Des traces de pollution de l'époque romaine dans les glaces du Mont-Blanc
Nos ancêtres les pollueurs ! En étudiant des carottes de glace prélevées à 4300 mètres d'altitude dans les profondeurs du glacier du col du Dôme sous le sommet du Mont-Blanc, des chercheurs du CNRS de l'Institut des Géosciences de l'Environnement de Grenoble viennent de démontrer que sous l'Antiquité, nos ancêtres les Romains ont longtemps pollué l'atmosphère en plomb et en antimoine, deux métaux lourds toxiques. Décryptage de cette étude avec Michel Legrand, chercheur au CNRS à Grenoble.

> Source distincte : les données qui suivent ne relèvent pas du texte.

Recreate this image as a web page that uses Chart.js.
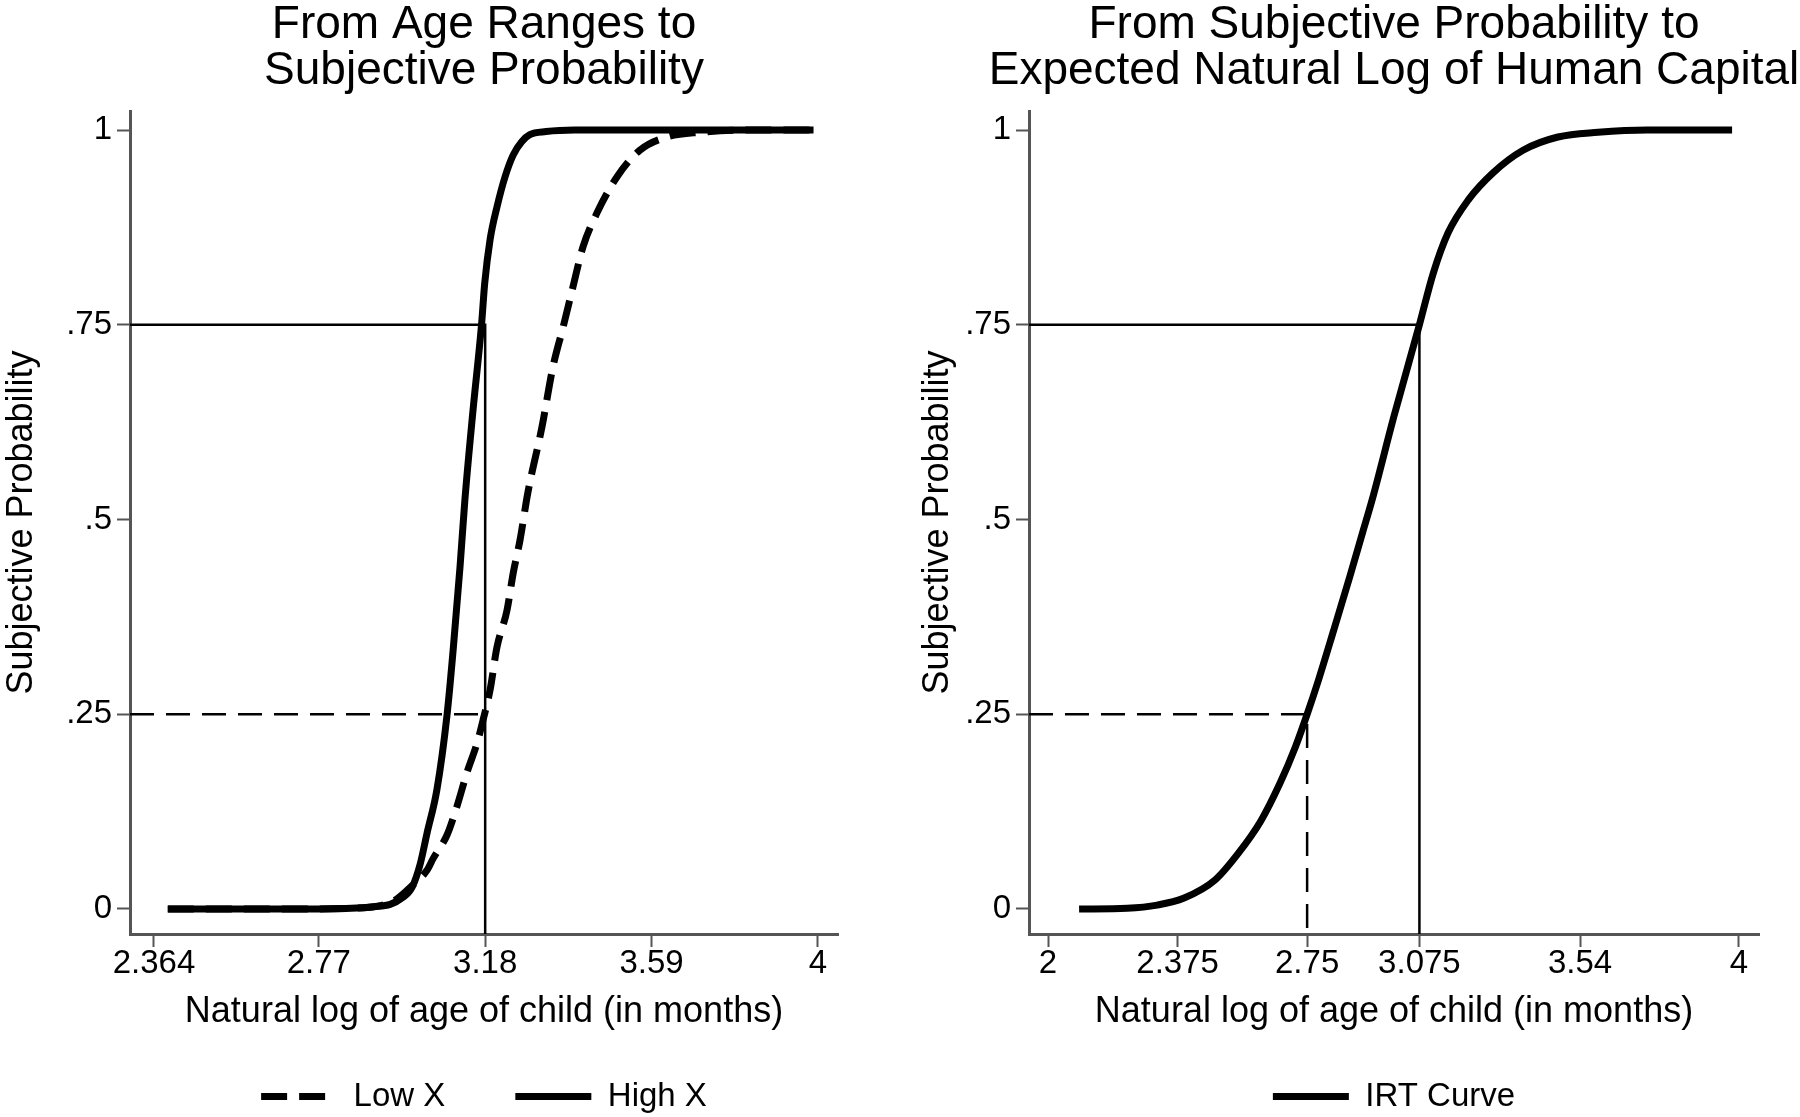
<!DOCTYPE html>
<html lang="en">
<head>
<meta charset="utf-8">
<title>Subjective probability and IRT curve</title>
<script src="https://cdn.jsdelivr.net/npm/chart.js@4.4.0/dist/chart.umd.min.js"></script>
<style>
  html, body { margin: 0; padding: 0; background: #fff; overflow: hidden; }
  #wrap { position: relative; width: 1800px; height: 1117px; overflow: hidden; }
  canvas { position: absolute; top: 0; }
  #left { left: 0; }
  #right { left: 900px; }
</style>
</head>
<body>
<div id="wrap">
  <canvas id="left" width="968" height="1123"></canvas>
  <canvas id="right" width="988" height="1123"></canvas>
</div>
<script>
// left panel: age ranges -> subjective probability
var highX_x = [2.398, 2.55, 2.70, 2.85, 2.905, 2.946, 2.975, 3.000, 3.020, 3.037, 3.061, 3.086, 3.101, 3.118, 3.130, 3.150, 3.171, 3.179, 3.192, 3.209, 3.229, 3.249, 3.270, 3.290, 3.330, 3.400, 3.550, 3.750, 3.989];
var highX_y = [0, 0, 0, 0.001, 0.003, 0.006, 0.014, 0.028, 0.058, 0.098, 0.153, 0.249, 0.332, 0.439, 0.525, 0.640, 0.750, 0.804, 0.859, 0.901, 0.940, 0.968, 0.985, 0.994, 0.998, 1, 1, 1, 1];
var lowX_x = [2.398, 2.55, 2.70, 2.85, 2.92, 2.96, 3.000, 3.037, 3.052, 3.086, 3.110, 3.135, 3.160, 3.175, 3.192, 3.209, 3.234, 3.249, 3.266, 3.285, 3.320, 3.347, 3.372, 3.396, 3.421, 3.455, 3.505, 3.561, 3.628, 3.709, 3.850, 3.989];
var lowX_y = [0, 0, 0, 0.001, 0.004, 0.012, 0.030, 0.050, 0.065, 0.095, 0.131, 0.175, 0.213, 0.243, 0.281, 0.336, 0.384, 0.431, 0.474, 0.534, 0.619, 0.696, 0.747, 0.798, 0.850, 0.893, 0.940, 0.974, 0.991, 0.997, 1, 1];
var leftTicks = [2.364, 2.77, 3.18, 3.59, 4];
var leftTickLabels = ['2.364', '2.77', '3.18', '3.59', '4'];
var leftGuideP = [0.25, 0.75];
var leftGuideX = [3.18, 3.18];

// right panel: subjective probability -> expected log human capital
var irt_x = [2.090, 2.229, 2.316, 2.394, 2.483, 2.550, 2.616, 2.672, 2.716, 2.750, 2.783, 2.827, 2.873, 2.911, 2.938, 3.001, 3.075, 3.115, 3.158, 3.216, 3.288, 3.375, 3.476, 3.592, 3.734, 3.980];
var irt_y = [0, 0.001, 0.005, 0.014, 0.037, 0.071, 0.113, 0.162, 0.208, 0.250, 0.294, 0.358, 0.426, 0.484, 0.525, 0.632, 0.750, 0.816, 0.868, 0.910, 0.945, 0.974, 0.991, 0.997, 1, 1];
var rightTicks = [2, 2.375, 2.75, 3.075, 3.54, 4];
var rightTickLabels = ['2', '2.375', '2.75', '3.075', '3.54', '4'];
var rightGuideP = [0.25, 0.75];
var rightGuideX = [2.75, 3.075];

var probTicks = [0, 0.25, 0.5, 0.75, 1];
var probTickLabels = ['0', '.25', '.5', '.75', '1'];

var Y_MIN = -0.0321, Y_MAX = 1.0244;
var axisColor = '#555';
Chart.defaults.font.family = '"Liberation Sans", Arial, Helvetica, sans-serif';
Chart.defaults.color = '#000';

function pts(xs, ys) {
    return xs.map(function (x, i) { return { x: x, y: ys[i] }; });
}

function guide(p, x, xmin, drop, dashed) {
    var d = [{ x: xmin, y: p }, { x: x, y: p }];
    if (drop) d.push({ x: x, y: Y_MIN });
    return {
        label: '', data: d, borderColor: '#000', borderWidth: 2.5,
        borderDash: dashed ? [24, 12] : [], pointRadius: 0, tension: 0, isGuide: true
    };
}

function curve(label, xs, ys, dashed) {
    return {
        label: label, data: pts(xs, ys), borderColor: '#000', backgroundColor: '#000',
        borderWidth: 7, borderDash: dashed ? [26, 12] : [], borderCapStyle: 'butt',
        borderJoinStyle: 'round', pointRadius: 0, cubicInterpolationMode: 'monotone'
    };
}

function makePanel(id, p) {
    var ctx = document.getElementById(id).getContext('2d');
    return new Chart(ctx, {
        type: 'line',
        data: { datasets: p.datasets },
        options: {
            responsive: false,
            animation: false,
            layout: { padding: 0 },
            plugins: {
                tooltip: { enabled: false },
                title: {
                    display: true, text: p.title, color: '#000',
                    font: { size: 46, weight: 'normal', lineHeight: 1.0 },
                    padding: { top: 2, bottom: 17 }
                },
                legend: {
                    display: true, position: 'bottom',
                    labels: {
                        usePointStyle: true, pointStyle: 'line', pointStyleWidth: 76,
                        padding: 70, color: '#000', font: { size: 33 },
                        generateLabels: function (chart) {
                            var items = Chart.defaults.plugins.legend.labels.generateLabels(chart);
                            return items.filter(function (it) {
                                return !chart.data.datasets[it.datasetIndex].isGuide;
                            }).map(function (it) {
                                var ds = chart.data.datasets[it.datasetIndex];
                                it.lineDash = ds.borderDash;
                                it.lineWidth = ds.borderWidth;
                                it.strokeStyle = ds.borderColor;
                                it.pointStyle = 'line';
                                return it;
                            });
                        }
                    }
                }
            },
            scales: {
                x: {
                    type: 'linear', min: p.xmin, max: p.xmax,
                    afterBuildTicks: function (s) { s.ticks = p.ticks.map(function (v) { return { value: v }; }); },
                    afterFit: function (s) { s.height = 76; },
                    ticks: {
                        autoSkip: false, maxRotation: 0, padding: 0, color: '#000',
                        font: { size: 33, lineHeight: 1 },
                        callback: function (v, i) { return p.tickLabels[i]; }
                    },
                    grid: { drawOnChartArea: false, drawTicks: true, tickLength: 13, tickColor: axisColor, tickWidth: 2 },
                    border: { display: true, color: axisColor, width: 3 },
                    title: {
                        display: true, text: 'Natural log of age of child (in months)', color: '#000',
                        font: { size: 36, lineHeight: 1.2 }, padding: { top: 0, bottom: -24 }
                    }
                },
                y: {
                    type: 'linear', position: 'left', min: Y_MIN, max: Y_MAX,
                    afterBuildTicks: function (s) { s.ticks = probTicks.map(function (v) { return { value: v }; }); },
                    afterFit: function (s) { s.width = p.yWidth; },
                    ticks: {
                        autoSkip: false, padding: 5, color: '#000',
                        font: { size: 33, lineHeight: 1 },
                        callback: function (v, i) { return probTickLabels[i]; }
                    },
                    grid: { drawOnChartArea: false, drawTicks: true, tickLength: 13, tickColor: axisColor, tickWidth: 2 },
                    border: { display: true, color: axisColor, width: 3 },
                    title: {
                        display: true, text: 'Subjective Probability', color: '#000',
                        font: { size: 36, lineHeight: 1.2 }, padding: { top: p.yTitlePad, bottom: 0 }
                    }
                },
                // empty right gutter so the title and legend centre over the plot
                y2: {
                    type: 'linear', position: 'right', display: true,
                    afterFit: function (s) { s.width = p.yWidth; },
                    ticks: { display: false },
                    grid: { display: false },
                    border: { display: false }
                }
            }
        }
    });
}

var lx0 = 2.3049, lx1 = 4.0493;
makePanel('left', {
    title: ['From Age Ranges to', 'Subjective Probability'],
    xmin: lx0, xmax: lx1, ticks: leftTicks, tickLabels: leftTickLabels,
    yWidth: 130, yTitlePad: 0,
    datasets: [
        curve('Low X', lowX_x, lowX_y, true),
        curve('High X', highX_x, highX_y, false),
        guide(leftGuideP[0], leftGuideX[0], lx0, false, true),
        guide(leftGuideP[1], leftGuideX[1], lx0, true, false)
    ]
});

var rx0 = 1.945, rx1 = 4.0579;
makePanel('right', {
    title: ['From Subjective Probability to', 'Expected Natural Log of Human Capital'],
    xmin: rx0, xmax: rx1, ticks: rightTicks, tickLabels: rightTickLabels,
    yWidth: 129, yTitlePad: 16,
    datasets: [
        curve('IRT Curve', irt_x, irt_y, false),
        guide(rightGuideP[0], rightGuideX[0], rx0, true, true),
        guide(rightGuideP[1], rightGuideX[1], rx0, true, false)
    ]
});
</script>
</body>
</html>
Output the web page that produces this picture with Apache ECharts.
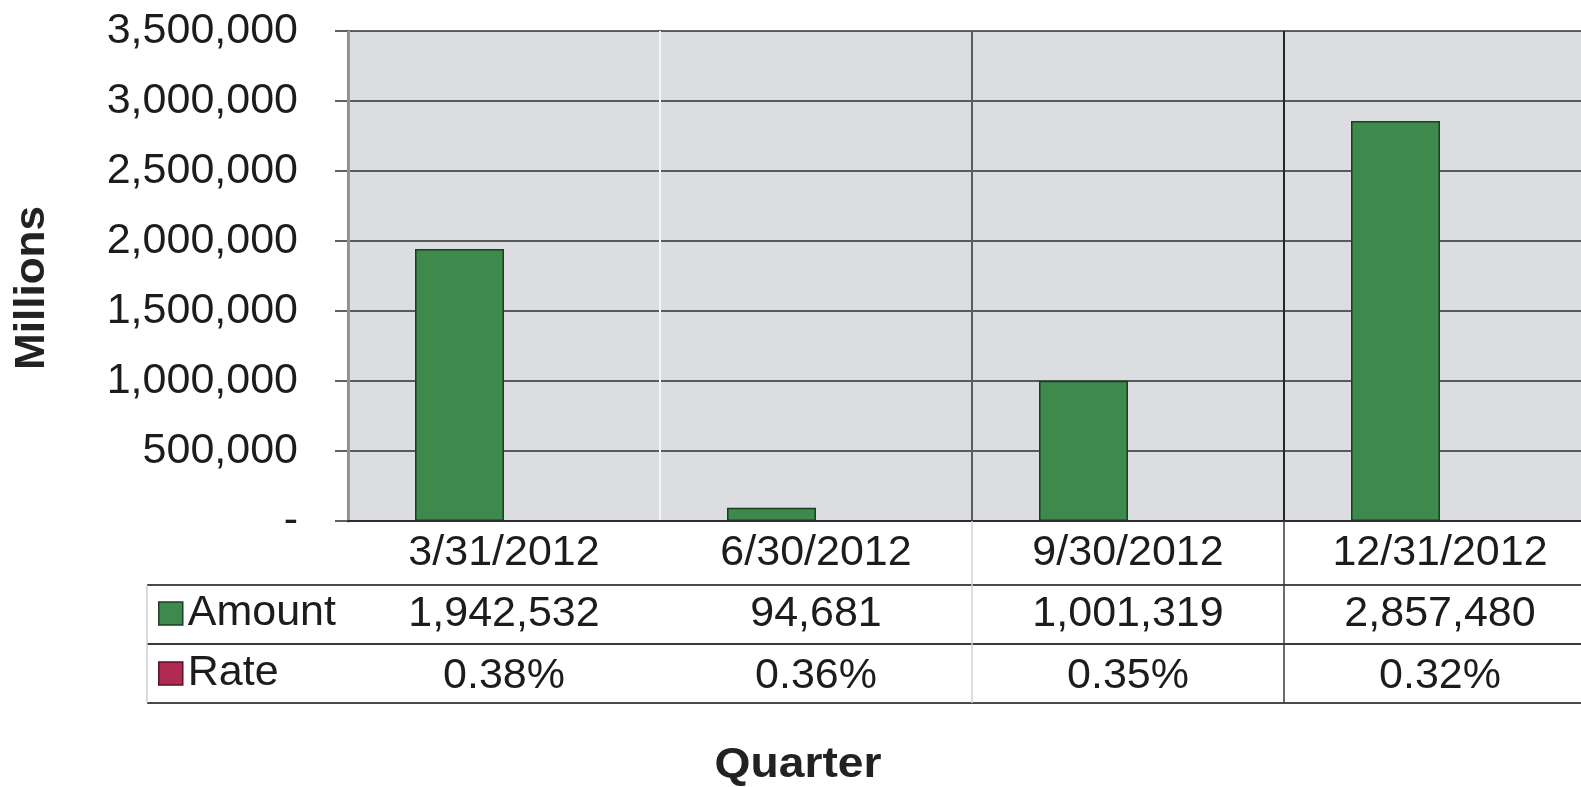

Jusqu'à présent on ignorait le degré de pollution en Europe sous l'Antiquité
Michel Legrand : Que les Romains soient des pollueurs ça c'est déjà relativement connu. Des études avaient été faites au Groenland, mais le Groenland ne donnait pas le degré de pollution en Europe, en zone source, là où il y avait des pollutions. Donc en fait, ce qui manquait jusqu'à maintenant c'était de pouvoir analyser la glace ancienne datant de l'Antiquité dans les Alpes, c'est le seul site où on peut le faire, et c'est ce que l'on a réussi à faire.
C'est le carbone 14 qui vous permet de dater une glace si ancienne ?
Oui, parce que le carbone naturel, qu'on va retrouver dans la glace, il n'y en a pas beaucoup mais il y en a quand même, c'est essentiellement des petits débris végétaux, de petites particules de végétaux. Et en datant le carbone 14 de ces débris végétaux, on va pouvoir déterminer l'âge.
Cette étude nous montre, et c'est la première fois que c'est démontré, que la glace des Alpes a archivé la pollution durant l'Antiquité romaine, et que c'est la meilleure archive pour comparer cette pollution du temps des romains à la pollution qu'on a connu il y a une trentaine d'années avec l'essence sans plomb.
Les Romains ont-ils pollué moins en quantité mais plus longtemps ? Que nous montre cette comparaison ?
Elle montre que les Romains ont perturbé de manière significative la teneur naturelle en métaux, le bruit naturel comme on dit dans notre jargon, d'un facteur 10, que ça reste plus faible que la perturbation liée à l'utilisation de l'essence sans plomb, mais attention la perturbation des Romains a duré beaucoup plus longtemps, plusieurs siècles. Ce n'est pas trente ans comme l'essence sans plomb.